:: EXERCISE DIRECTIONS ::
Retype the whole listing, please, keeping every line exact and dropping the pictures.

:: MATERIAL PROVIDED ::
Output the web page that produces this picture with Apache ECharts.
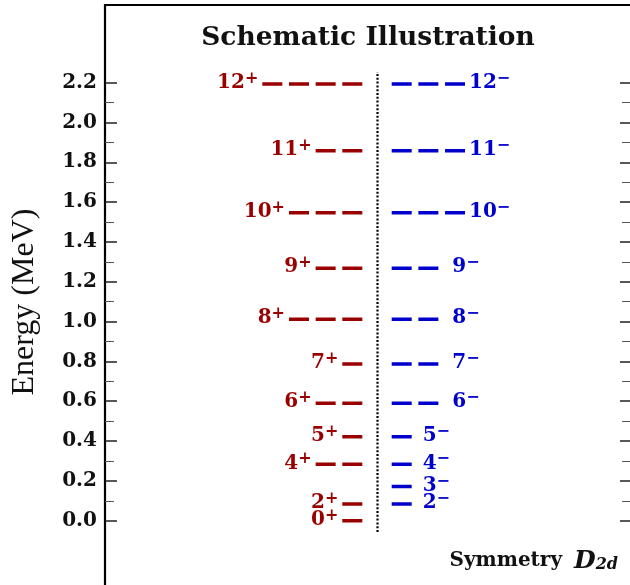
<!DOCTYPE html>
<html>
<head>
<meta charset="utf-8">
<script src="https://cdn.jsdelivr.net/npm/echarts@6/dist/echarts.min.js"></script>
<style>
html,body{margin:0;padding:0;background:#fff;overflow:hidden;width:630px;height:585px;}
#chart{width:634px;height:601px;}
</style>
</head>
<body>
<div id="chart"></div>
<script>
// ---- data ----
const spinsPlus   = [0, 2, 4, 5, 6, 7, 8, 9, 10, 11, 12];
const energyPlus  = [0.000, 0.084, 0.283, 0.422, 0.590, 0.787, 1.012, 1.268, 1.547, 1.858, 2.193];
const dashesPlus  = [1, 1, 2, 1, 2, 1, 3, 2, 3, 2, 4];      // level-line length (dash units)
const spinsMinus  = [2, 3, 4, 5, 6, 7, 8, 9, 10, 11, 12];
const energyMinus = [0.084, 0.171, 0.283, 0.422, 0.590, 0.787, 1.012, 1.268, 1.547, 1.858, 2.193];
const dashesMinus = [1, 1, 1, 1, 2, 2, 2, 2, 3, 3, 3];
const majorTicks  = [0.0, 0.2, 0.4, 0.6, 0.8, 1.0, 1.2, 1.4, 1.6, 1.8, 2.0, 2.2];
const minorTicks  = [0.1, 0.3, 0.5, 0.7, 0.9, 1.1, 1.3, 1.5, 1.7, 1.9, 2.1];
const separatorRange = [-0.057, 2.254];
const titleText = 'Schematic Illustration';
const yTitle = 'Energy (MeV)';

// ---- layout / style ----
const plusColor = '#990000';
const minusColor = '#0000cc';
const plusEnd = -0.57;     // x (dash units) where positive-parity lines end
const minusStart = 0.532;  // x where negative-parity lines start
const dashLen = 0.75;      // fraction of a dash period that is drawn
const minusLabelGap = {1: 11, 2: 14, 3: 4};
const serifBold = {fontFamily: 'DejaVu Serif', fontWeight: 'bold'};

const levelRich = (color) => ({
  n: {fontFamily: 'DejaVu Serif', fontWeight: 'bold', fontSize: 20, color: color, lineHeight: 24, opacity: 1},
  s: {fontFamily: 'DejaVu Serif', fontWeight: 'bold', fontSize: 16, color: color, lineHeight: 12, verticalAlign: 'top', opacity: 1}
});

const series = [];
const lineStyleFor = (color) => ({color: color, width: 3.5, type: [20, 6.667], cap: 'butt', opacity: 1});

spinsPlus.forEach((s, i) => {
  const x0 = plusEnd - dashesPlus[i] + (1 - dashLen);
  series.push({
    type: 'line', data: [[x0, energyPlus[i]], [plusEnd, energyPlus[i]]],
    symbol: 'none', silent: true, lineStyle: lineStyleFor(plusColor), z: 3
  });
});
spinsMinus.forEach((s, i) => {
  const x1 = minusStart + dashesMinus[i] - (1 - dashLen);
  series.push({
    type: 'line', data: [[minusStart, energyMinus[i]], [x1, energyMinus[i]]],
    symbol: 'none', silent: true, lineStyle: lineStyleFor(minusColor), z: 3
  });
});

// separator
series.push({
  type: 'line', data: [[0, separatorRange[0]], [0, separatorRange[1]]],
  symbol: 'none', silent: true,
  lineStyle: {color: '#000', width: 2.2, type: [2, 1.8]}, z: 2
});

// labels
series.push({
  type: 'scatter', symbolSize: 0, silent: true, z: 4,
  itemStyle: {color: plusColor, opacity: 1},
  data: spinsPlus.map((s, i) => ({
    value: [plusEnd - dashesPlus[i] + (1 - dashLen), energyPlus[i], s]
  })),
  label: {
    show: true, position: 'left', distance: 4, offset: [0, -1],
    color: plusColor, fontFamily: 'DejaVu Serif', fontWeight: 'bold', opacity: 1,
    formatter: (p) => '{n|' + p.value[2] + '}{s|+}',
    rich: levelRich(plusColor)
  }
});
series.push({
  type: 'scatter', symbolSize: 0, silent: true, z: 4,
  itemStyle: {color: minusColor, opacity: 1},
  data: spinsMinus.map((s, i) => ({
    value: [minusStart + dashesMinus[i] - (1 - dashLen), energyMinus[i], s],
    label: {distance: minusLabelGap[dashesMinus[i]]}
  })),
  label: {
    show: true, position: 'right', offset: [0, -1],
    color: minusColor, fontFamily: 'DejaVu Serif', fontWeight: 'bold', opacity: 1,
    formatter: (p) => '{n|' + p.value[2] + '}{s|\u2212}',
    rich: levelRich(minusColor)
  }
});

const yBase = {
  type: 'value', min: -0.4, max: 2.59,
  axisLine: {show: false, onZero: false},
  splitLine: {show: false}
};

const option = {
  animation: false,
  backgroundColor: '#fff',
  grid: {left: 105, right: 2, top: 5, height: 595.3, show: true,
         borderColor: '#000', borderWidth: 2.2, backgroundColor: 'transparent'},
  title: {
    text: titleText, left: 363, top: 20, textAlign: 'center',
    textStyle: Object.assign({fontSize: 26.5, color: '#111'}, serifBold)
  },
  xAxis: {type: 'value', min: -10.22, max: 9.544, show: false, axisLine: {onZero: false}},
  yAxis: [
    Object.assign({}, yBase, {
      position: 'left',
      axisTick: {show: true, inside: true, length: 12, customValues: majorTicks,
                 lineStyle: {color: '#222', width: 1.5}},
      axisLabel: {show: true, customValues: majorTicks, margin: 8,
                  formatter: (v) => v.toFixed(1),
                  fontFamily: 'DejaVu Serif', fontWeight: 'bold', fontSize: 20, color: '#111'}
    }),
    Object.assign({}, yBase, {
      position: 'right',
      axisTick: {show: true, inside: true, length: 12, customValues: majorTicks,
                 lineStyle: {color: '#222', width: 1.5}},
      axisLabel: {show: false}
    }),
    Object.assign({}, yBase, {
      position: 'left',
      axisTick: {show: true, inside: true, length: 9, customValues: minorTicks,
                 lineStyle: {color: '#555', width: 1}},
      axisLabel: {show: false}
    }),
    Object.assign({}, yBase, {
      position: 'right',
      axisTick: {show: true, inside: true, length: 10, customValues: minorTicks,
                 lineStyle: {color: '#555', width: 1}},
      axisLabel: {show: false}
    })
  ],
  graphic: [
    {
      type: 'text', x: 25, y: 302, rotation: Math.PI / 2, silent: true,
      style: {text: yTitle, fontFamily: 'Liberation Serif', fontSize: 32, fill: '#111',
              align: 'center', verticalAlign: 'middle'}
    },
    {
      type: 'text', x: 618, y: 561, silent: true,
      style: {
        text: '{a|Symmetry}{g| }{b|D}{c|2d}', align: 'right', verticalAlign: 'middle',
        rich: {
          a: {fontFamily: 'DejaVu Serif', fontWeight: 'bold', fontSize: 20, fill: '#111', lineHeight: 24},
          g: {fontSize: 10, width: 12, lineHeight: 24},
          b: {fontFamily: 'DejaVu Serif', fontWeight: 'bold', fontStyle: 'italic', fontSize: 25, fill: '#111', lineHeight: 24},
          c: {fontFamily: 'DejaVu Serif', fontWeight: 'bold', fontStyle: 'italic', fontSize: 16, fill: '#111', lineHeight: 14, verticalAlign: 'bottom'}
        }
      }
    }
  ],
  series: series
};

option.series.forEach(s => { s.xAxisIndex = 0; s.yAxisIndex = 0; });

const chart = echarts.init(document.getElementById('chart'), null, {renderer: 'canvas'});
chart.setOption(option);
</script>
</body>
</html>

:: FINISHED TASK ::
Output the web page that produces this picture with Apache ECharts.
<!DOCTYPE html>
<html>
<head>
<meta charset="utf-8">
<script src="https://cdn.jsdelivr.net/npm/echarts@6/dist/echarts.min.js"></script>
<style>
html,body{margin:0;padding:0;background:#fff;overflow:hidden;width:630px;height:585px;}
#chart{width:634px;height:601px;}
</style>
</head>
<body>
<div id="chart"></div>
<script>
// ---- data ----
const spinsPlus   = [0, 2, 4, 5, 6, 7, 8, 9, 10, 11, 12];
const energyPlus  = [0.000, 0.084, 0.283, 0.422, 0.590, 0.787, 1.012, 1.268, 1.547, 1.858, 2.193];
const dashesPlus  = [1, 1, 2, 1, 2, 1, 3, 2, 3, 2, 4];      // level-line length (dash units)
const spinsMinus  = [2, 3, 4, 5, 6, 7, 8, 9, 10, 11, 12];
const energyMinus = [0.084, 0.171, 0.283, 0.422, 0.590, 0.787, 1.012, 1.268, 1.547, 1.858, 2.193];
const dashesMinus = [1, 1, 1, 1, 2, 2, 2, 2, 3, 3, 3];
const majorTicks  = [0.0, 0.2, 0.4, 0.6, 0.8, 1.0, 1.2, 1.4, 1.6, 1.8, 2.0, 2.2];
const minorTicks  = [0.1, 0.3, 0.5, 0.7, 0.9, 1.1, 1.3, 1.5, 1.7, 1.9, 2.1];
const separatorRange = [-0.057, 2.254];
const titleText = 'Schematic Illustration';
const yTitle = 'Energy (MeV)';

// ---- layout / style ----
const plusColor = '#990000';
const minusColor = '#0000cc';
const plusEnd = -0.57;     // x (dash units) where positive-parity lines end
const minusStart = 0.532;  // x where negative-parity lines start
const dashLen = 0.75;      // fraction of a dash period that is drawn
const minusLabelGap = {1: 11, 2: 14, 3: 4};
const serifBold = {fontFamily: 'DejaVu Serif', fontWeight: 'bold'};

const levelRich = (color) => ({
  n: {fontFamily: 'DejaVu Serif', fontWeight: 'bold', fontSize: 20, color: color, lineHeight: 24, opacity: 1},
  s: {fontFamily: 'DejaVu Serif', fontWeight: 'bold', fontSize: 16, color: color, lineHeight: 12, verticalAlign: 'top', opacity: 1}
});

const series = [];
const lineStyleFor = (color) => ({color: color, width: 3.5, type: [20, 6.667], cap: 'butt', opacity: 1});

spinsPlus.forEach((s, i) => {
  const x0 = plusEnd - dashesPlus[i] + (1 - dashLen);
  series.push({
    type: 'line', data: [[x0, energyPlus[i]], [plusEnd, energyPlus[i]]],
    symbol: 'none', silent: true, lineStyle: lineStyleFor(plusColor), z: 3
  });
});
spinsMinus.forEach((s, i) => {
  const x1 = minusStart + dashesMinus[i] - (1 - dashLen);
  series.push({
    type: 'line', data: [[minusStart, energyMinus[i]], [x1, energyMinus[i]]],
    symbol: 'none', silent: true, lineStyle: lineStyleFor(minusColor), z: 3
  });
});

// separator
series.push({
  type: 'line', data: [[0, separatorRange[0]], [0, separatorRange[1]]],
  symbol: 'none', silent: true,
  lineStyle: {color: '#000', width: 2.2, type: [2, 1.8]}, z: 2
});

// labels
series.push({
  type: 'scatter', symbolSize: 0, silent: true, z: 4,
  itemStyle: {color: plusColor, opacity: 1},
  data: spinsPlus.map((s, i) => ({
    value: [plusEnd - dashesPlus[i] + (1 - dashLen), energyPlus[i], s]
  })),
  label: {
    show: true, position: 'left', distance: 4, offset: [0, -1],
    color: plusColor, fontFamily: 'DejaVu Serif', fontWeight: 'bold', opacity: 1,
    formatter: (p) => '{n|' + p.value[2] + '}{s|+}',
    rich: levelRich(plusColor)
  }
});
series.push({
  type: 'scatter', symbolSize: 0, silent: true, z: 4,
  itemStyle: {color: minusColor, opacity: 1},
  data: spinsMinus.map((s, i) => ({
    value: [minusStart + dashesMinus[i] - (1 - dashLen), energyMinus[i], s],
    label: {distance: minusLabelGap[dashesMinus[i]]}
  })),
  label: {
    show: true, position: 'right', offset: [0, -1],
    color: minusColor, fontFamily: 'DejaVu Serif', fontWeight: 'bold', opacity: 1,
    formatter: (p) => '{n|' + p.value[2] + '}{s|\u2212}',
    rich: levelRich(minusColor)
  }
});

const yBase = {
  type: 'value', min: -0.4, max: 2.59,
  axisLine: {show: false, onZero: false},
  splitLine: {show: false}
};

const option = {
  animation: false,
  backgroundColor: '#fff',
  grid: {left: 105, right: 2, top: 5, height: 595.3, show: true,
         borderColor: '#000', borderWidth: 2.2, backgroundColor: 'transparent'},
  title: {
    text: titleText, left: 363, top: 20, textAlign: 'center',
    textStyle: Object.assign({fontSize: 26.5, color: '#111'}, serifBold)
  },
  xAxis: {type: 'value', min: -10.22, max: 9.544, show: false, axisLine: {onZero: false}},
  yAxis: [
    Object.assign({}, yBase, {
      position: 'left',
      axisTick: {show: true, inside: true, length: 12, customValues: majorTicks,
                 lineStyle: {color: '#222', width: 1.5}},
      axisLabel: {show: true, customValues: majorTicks, margin: 8,
                  formatter: (v) => v.toFixed(1),
                  fontFamily: 'DejaVu Serif', fontWeight: 'bold', fontSize: 20, color: '#111'}
    }),
    Object.assign({}, yBase, {
      position: 'right',
      axisTick: {show: true, inside: true, length: 12, customValues: majorTicks,
                 lineStyle: {color: '#222', width: 1.5}},
      axisLabel: {show: false}
    }),
    Object.assign({}, yBase, {
      position: 'left',
      axisTick: {show: true, inside: true, length: 9, customValues: minorTicks,
                 lineStyle: {color: '#555', width: 1}},
      axisLabel: {show: false}
    }),
    Object.assign({}, yBase, {
      position: 'right',
      axisTick: {show: true, inside: true, length: 10, customValues: minorTicks,
                 lineStyle: {color: '#555', width: 1}},
      axisLabel: {show: false}
    })
  ],
  graphic: [
    {
      type: 'text', x: 25, y: 302, rotation: Math.PI / 2, silent: true,
      style: {text: yTitle, fontFamily: 'Liberation Serif', fontSize: 32, fill: '#111',
              align: 'center', verticalAlign: 'middle'}
    },
    {
      type: 'text', x: 618, y: 561, silent: true,
      style: {
        text: '{a|Symmetry}{g| }{b|D}{c|2d}', align: 'right', verticalAlign: 'middle',
        rich: {
          a: {fontFamily: 'DejaVu Serif', fontWeight: 'bold', fontSize: 20, fill: '#111', lineHeight: 24},
          g: {fontSize: 10, width: 12, lineHeight: 24},
          b: {fontFamily: 'DejaVu Serif', fontWeight: 'bold', fontStyle: 'italic', fontSize: 25, fill: '#111', lineHeight: 24},
          c: {fontFamily: 'DejaVu Serif', fontWeight: 'bold', fontStyle: 'italic', fontSize: 16, fill: '#111', lineHeight: 14, verticalAlign: 'bottom'}
        }
      }
    }
  ],
  series: series
};

option.series.forEach(s => { s.xAxisIndex = 0; s.yAxisIndex = 0; });

const chart = echarts.init(document.getElementById('chart'), null, {renderer: 'canvas'});
chart.setOption(option);
</script>
</body>
</html>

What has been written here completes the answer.